Después de Tres recuerdos de mi juventud, una de las películas favoritas de quien suscribe estas palabras, había cierta expectación por la nueva película de Arnaud Desplechin. Unas ganas que, lógicamente, teniendo en cuenta su precedente fílmico siempre juegan en contra del visionado. Aunque uno sabe perfectamente que será casi misión imposible reeditar el placer obtenido con su anterior film en el fondo, uno siempre espera volver a caer bajo el embrujo romántico del director francés y más, teniendo en cuenta que ciertas constantes a priorísticas (reparto, temática) parecían repetirse.
De hecho el arranque de Los fantasmas de Ismael no puede ser más esperanzador y sugerente. El apellido Dedalus junto a una historia de espías en el ministerio de exteriores francés nos hacían pensar en una suerte de secuela, que dejaría al lado lo romántico para zambullirse de pleno en un thriller pasado por el cedazo de la cámara de Desplechin.
Aunque nada de ello ocurra y, de repente nos encontremos en un juego (meta)meta cinematográfico, el atrevimiento formal y el despliegue argumental al respecto de la memoria, su(s) interpretación(es) y los puntos de vista que el pasado tiene, consiguen despertar un enganche inmediato hacia las distintas polaridades en las que la trama pivota.
El pasado aparece y desaparece en forma de fantasmas, de visiones que vienen a configurar una biblioteca sentimental, un recopilatorio sobre el desamor, el abandono, la ironía y el dolor con los que se afronta y el tormento que supone cargar con todo ello. Experiencias que se cruzan en diálogos a veces brillantes pero que, lenta e implacablemente se deslizan y enmarcan una anarquía caótica tanto visual como argumental.
Efectivamente el segundo tramo de Los fantasmas de Ismael contiene momentos que suponen, en su despliegue formal, algunos de los mejores hallazgos en cuanto a lo visual y su integración argumental de la filmografía de Desplechin. Sin embargo se antojan como flashes, destellos de poesía que en su conjunto no solo no cuajan sino que producen la sensación de encontrarnos ante algo fortuito, genialidades de autor incapaz de mantenerlas en un ejercicio de máximo riesgo y que, mezcladas con la inconsistencia restante, solo confieren un discurso de arenosa apariencia, de castillo de naipes incapaz de sostenerse ante el menor análisis escrupuloso.

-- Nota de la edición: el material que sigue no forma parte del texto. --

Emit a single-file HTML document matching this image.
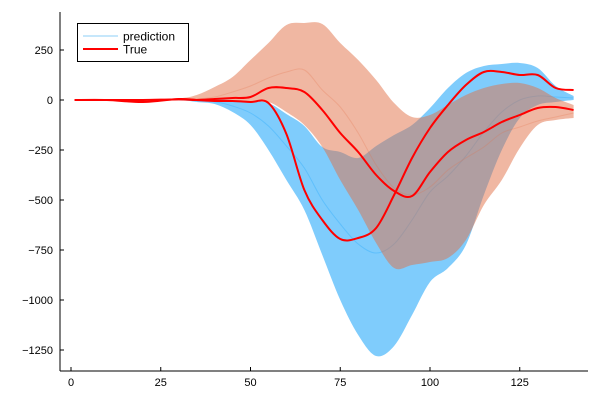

Sí, el visionado de Los fantasmas de Ismael acaba siendo un ‹tour de force› cuya recompensa final es totalmente insatisfactoria. Una especie de aquello que Bruce Willis mostraba en El caso Slevin, un ‹shuffle› de Kansas City donde Desplechin intenta embaucarnos con lo formal, forzando nuestra mirada hacia lo que la película aparenta ser, para finalmente golpearnos con otra cosa muy distinta. Lo peor, sin embargo, no es el engaño, ni tan siquiera el truco de prestidigitador (brillante por momentos, como decíamos anteriormente), no. Lo peor sin duda es que, al fin y al cabo, el objeto de nuestra mirada acaba siendo una oda al vacío más absoluto, a la nada disfrazada de reflexión. En definitiva un engaño masivo, ampuloso, que deja un regusto amargo a decepción y cansancio fútil.